It depends on how much of BASIC you want to use.
If all you want is the math functions, and you use the two floating point accumulator areas 411Dh and 4127h properly (so no error that would trigger BASIC's error handling), then only one small area needs to be set up. And even that is only for floating point division or exponential. You just need to copy 14 bytes from ROM starting at 18F7h to RAM starting at 4080h:
LD HL,18F7H
LD DE,4080H
LD BC,000EH
LDIR
But if you want to use more, like BASIC's convenient floating point ASCII conversion routines, or many printing routines, then you'll probably have to plug the Disk BASIC RAM "exits" from 41A6h to 41E2h with C9 "ret" instructions the way Level 2 does. And if you want a functional disk, you have to be very careful with RST 28h, which is shared with both DOS function calls and Break key handling.
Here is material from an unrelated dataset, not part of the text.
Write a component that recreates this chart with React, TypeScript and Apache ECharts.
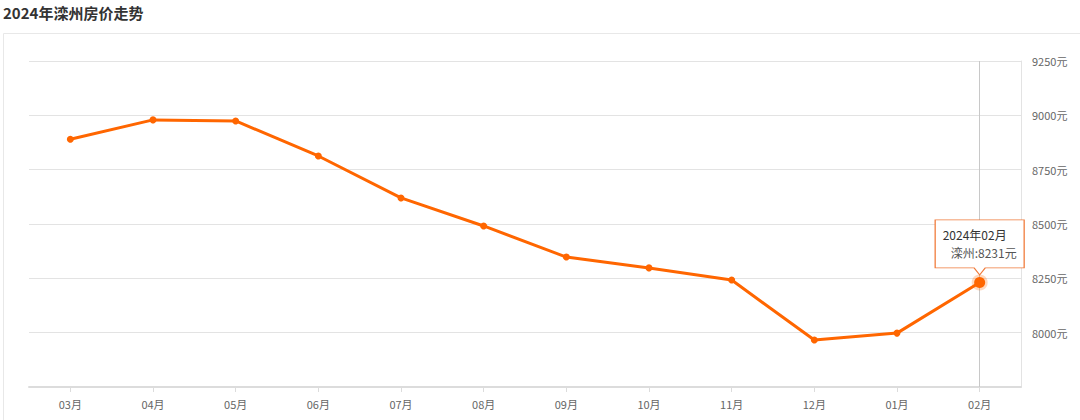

I recommend reading The Alternate Source's "ROM Routines Documented" book, which explains how to use much of the ROM properly. Plugging Disk exits is covered on page 4, and the whole Chapter 2 is on using the math routines, with my example LDIR above coming from page 30. It even explains string functions that other books skip. You can find it on archive.org at
Tandy/Radio Shack Book: ROM Routines Documented (1983)(The Alternate Source)
archive.org
(Note the "live" pages of that link are scanned so horribly as to be unreadable. But under Download Options, either PDF version is perfectly readable, so use those to read the book.)